Copy everything from the line with "Generate a LaTeX" down to the line with "(tevalu) at (evalu.center)", inclusive of both, exactly as written; leave out all pictures.

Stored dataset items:
::::::

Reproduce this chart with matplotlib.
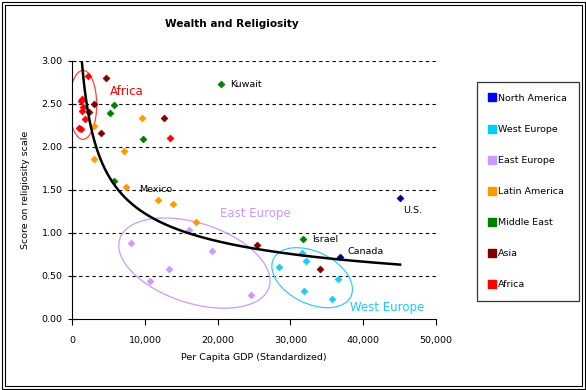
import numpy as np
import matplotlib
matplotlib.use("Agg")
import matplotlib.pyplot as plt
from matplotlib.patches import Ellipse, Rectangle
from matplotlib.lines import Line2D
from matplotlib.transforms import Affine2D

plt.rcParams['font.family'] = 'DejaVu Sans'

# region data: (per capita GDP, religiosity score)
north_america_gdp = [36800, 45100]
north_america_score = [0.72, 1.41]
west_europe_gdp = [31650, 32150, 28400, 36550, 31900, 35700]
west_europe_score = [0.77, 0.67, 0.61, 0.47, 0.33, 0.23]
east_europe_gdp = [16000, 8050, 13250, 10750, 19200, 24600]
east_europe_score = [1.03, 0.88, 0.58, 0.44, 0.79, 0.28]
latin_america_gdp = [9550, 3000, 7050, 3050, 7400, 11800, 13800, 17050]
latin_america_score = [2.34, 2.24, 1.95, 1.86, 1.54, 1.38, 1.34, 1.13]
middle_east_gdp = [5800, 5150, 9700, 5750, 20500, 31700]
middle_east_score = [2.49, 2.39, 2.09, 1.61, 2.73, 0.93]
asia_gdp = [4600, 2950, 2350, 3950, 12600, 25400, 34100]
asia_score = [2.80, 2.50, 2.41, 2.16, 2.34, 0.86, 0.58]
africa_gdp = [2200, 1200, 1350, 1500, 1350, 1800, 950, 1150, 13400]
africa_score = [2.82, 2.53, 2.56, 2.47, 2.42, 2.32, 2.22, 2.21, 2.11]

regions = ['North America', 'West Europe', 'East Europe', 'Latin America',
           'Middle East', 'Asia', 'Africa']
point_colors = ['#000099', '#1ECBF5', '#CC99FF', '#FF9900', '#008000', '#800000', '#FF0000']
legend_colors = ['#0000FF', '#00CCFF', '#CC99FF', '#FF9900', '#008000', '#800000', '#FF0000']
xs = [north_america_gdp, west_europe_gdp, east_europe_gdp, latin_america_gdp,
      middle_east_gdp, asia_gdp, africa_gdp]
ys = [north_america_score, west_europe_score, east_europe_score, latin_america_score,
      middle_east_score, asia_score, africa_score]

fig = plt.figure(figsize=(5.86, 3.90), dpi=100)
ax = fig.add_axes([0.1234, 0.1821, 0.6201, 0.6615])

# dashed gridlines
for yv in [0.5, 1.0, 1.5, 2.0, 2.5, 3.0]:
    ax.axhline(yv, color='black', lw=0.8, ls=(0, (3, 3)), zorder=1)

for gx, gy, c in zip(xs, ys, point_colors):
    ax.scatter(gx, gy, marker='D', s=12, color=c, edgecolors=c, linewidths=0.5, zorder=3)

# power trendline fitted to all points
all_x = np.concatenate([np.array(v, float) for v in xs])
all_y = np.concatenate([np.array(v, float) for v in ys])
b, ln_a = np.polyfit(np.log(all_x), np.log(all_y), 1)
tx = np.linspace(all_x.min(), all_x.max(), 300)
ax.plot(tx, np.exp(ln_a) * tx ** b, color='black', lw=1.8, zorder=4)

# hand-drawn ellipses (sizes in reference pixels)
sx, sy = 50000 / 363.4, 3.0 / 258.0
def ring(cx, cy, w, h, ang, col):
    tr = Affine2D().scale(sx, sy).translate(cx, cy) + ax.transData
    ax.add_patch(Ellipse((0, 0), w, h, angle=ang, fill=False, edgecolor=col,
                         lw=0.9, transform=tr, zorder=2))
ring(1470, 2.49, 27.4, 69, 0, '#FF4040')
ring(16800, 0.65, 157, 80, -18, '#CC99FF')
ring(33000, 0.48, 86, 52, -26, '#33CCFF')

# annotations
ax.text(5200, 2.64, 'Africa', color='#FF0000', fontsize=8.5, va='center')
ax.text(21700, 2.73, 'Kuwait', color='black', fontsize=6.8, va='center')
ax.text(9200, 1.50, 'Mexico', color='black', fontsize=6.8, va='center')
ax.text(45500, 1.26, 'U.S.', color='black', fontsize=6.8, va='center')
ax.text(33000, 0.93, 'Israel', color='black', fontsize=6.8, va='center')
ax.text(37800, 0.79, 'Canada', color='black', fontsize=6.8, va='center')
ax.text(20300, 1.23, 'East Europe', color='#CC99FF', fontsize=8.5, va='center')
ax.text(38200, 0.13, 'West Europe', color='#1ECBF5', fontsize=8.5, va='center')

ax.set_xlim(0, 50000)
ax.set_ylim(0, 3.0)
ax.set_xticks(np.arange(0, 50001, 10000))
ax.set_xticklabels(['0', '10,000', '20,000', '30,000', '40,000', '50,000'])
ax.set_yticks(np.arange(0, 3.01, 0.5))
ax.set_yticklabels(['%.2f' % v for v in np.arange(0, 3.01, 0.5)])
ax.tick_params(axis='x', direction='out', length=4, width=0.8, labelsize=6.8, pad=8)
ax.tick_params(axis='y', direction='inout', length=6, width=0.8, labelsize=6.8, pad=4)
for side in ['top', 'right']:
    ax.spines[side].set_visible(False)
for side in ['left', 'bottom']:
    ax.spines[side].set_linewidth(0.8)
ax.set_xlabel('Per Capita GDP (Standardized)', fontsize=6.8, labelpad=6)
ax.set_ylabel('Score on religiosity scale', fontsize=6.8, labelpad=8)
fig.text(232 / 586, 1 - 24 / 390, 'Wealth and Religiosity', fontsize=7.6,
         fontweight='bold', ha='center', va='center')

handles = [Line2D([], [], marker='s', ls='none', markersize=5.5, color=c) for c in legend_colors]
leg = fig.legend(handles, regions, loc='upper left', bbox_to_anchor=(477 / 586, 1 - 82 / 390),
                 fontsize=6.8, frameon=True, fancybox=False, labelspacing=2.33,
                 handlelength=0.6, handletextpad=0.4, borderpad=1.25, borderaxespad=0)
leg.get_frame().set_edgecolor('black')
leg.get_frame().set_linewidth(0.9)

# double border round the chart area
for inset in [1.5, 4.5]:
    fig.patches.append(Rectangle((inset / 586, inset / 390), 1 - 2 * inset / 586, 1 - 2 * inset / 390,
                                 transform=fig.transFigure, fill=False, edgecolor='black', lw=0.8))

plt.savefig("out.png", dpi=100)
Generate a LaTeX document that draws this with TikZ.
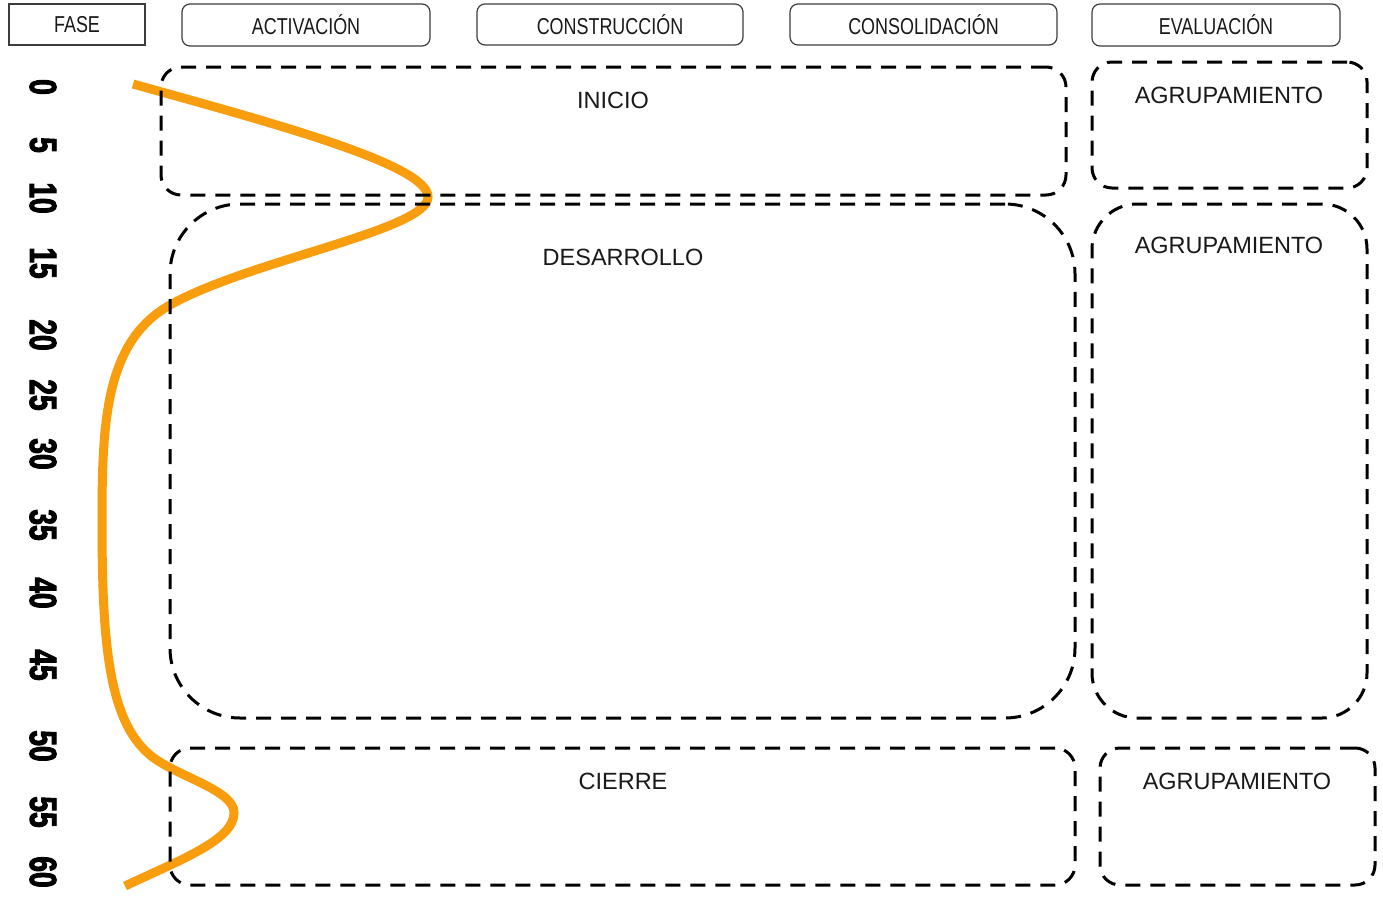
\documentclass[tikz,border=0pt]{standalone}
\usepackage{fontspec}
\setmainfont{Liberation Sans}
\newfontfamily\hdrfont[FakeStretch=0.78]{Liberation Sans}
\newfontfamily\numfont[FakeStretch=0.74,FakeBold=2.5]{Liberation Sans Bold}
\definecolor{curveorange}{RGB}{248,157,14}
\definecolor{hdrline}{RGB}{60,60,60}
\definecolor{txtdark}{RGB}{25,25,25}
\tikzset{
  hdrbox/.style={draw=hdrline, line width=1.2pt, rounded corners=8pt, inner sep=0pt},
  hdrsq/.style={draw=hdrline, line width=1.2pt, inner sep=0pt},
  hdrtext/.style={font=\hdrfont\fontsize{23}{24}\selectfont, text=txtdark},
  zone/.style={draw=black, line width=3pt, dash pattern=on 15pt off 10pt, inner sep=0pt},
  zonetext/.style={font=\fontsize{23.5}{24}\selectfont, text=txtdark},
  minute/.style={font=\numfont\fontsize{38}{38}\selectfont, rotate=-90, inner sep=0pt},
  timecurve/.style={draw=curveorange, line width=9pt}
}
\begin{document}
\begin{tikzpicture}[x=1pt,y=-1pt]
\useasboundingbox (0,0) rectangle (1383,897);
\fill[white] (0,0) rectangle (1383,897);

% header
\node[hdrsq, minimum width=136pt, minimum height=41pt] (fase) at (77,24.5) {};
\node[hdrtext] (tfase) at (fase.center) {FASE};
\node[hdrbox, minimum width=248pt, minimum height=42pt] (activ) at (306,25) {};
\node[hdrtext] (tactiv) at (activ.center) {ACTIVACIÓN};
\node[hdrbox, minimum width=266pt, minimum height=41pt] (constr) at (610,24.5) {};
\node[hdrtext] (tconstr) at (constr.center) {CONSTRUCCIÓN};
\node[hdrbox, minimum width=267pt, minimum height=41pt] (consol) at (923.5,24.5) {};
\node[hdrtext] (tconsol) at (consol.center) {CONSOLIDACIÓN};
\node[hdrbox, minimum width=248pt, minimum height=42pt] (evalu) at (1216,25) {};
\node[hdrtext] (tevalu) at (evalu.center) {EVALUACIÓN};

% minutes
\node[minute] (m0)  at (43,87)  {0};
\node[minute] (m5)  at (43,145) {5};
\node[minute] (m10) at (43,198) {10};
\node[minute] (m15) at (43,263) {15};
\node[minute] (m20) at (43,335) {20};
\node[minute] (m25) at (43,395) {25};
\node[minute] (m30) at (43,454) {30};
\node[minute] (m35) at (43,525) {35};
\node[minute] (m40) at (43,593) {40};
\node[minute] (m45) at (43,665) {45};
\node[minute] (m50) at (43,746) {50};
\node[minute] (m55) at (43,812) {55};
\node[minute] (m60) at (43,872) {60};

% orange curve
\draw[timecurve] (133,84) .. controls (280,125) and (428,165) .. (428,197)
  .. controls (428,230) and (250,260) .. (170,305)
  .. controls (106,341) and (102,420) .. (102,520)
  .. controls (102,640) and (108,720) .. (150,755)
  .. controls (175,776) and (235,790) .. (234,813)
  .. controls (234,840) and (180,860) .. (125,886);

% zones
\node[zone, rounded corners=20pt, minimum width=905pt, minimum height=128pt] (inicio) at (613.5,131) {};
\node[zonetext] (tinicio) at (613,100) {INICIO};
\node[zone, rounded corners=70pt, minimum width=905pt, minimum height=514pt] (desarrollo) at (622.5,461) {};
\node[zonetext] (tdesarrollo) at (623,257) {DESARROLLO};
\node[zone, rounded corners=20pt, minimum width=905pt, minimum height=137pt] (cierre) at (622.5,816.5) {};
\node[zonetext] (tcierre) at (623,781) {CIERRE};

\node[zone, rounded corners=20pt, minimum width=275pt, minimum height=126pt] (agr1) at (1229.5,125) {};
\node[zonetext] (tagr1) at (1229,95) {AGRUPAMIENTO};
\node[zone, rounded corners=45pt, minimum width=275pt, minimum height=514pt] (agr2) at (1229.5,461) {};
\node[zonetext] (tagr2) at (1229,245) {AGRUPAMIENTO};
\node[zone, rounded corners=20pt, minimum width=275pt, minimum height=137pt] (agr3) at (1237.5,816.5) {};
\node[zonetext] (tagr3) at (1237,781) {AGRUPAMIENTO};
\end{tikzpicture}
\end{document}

::::::

Answer to this task:
Generate a LaTeX document that draws this with TikZ.
\documentclass[tikz,border=0pt]{standalone}
\usepackage{fontspec}
\setmainfont{Liberation Sans}
\newfontfamily\hdrfont[FakeStretch=0.78]{Liberation Sans}
\newfontfamily\numfont[FakeStretch=0.74,FakeBold=2.5]{Liberation Sans Bold}
\definecolor{curveorange}{RGB}{248,157,14}
\definecolor{hdrline}{RGB}{60,60,60}
\definecolor{txtdark}{RGB}{25,25,25}
\tikzset{
  hdrbox/.style={draw=hdrline, line width=1.2pt, rounded corners=8pt, inner sep=0pt},
  hdrsq/.style={draw=hdrline, line width=1.2pt, inner sep=0pt},
  hdrtext/.style={font=\hdrfont\fontsize{23}{24}\selectfont, text=txtdark},
  zone/.style={draw=black, line width=3pt, dash pattern=on 15pt off 10pt, inner sep=0pt},
  zonetext/.style={font=\fontsize{23.5}{24}\selectfont, text=txtdark},
  minute/.style={font=\numfont\fontsize{38}{38}\selectfont, rotate=-90, inner sep=0pt},
  timecurve/.style={draw=curveorange, line width=9pt}
}
\begin{document}
\begin{tikzpicture}[x=1pt,y=-1pt]
\useasboundingbox (0,0) rectangle (1383,897);
\fill[white] (0,0) rectangle (1383,897);

% header
\node[hdrsq, minimum width=136pt, minimum height=41pt] (fase) at (77,24.5) {};
\node[hdrtext] (tfase) at (fase.center) {FASE};
\node[hdrbox, minimum width=248pt, minimum height=42pt] (activ) at (306,25) {};
\node[hdrtext] (tactiv) at (activ.center) {ACTIVACIÓN};
\node[hdrbox, minimum width=266pt, minimum height=41pt] (constr) at (610,24.5) {};
\node[hdrtext] (tconstr) at (constr.center) {CONSTRUCCIÓN};
\node[hdrbox, minimum width=267pt, minimum height=41pt] (consol) at (923.5,24.5) {};
\node[hdrtext] (tconsol) at (consol.center) {CONSOLIDACIÓN};
\node[hdrbox, minimum width=248pt, minimum height=42pt] (evalu) at (1216,25) {};
\node[hdrtext] (tevalu) at (evalu.center) {EVALUACIÓN};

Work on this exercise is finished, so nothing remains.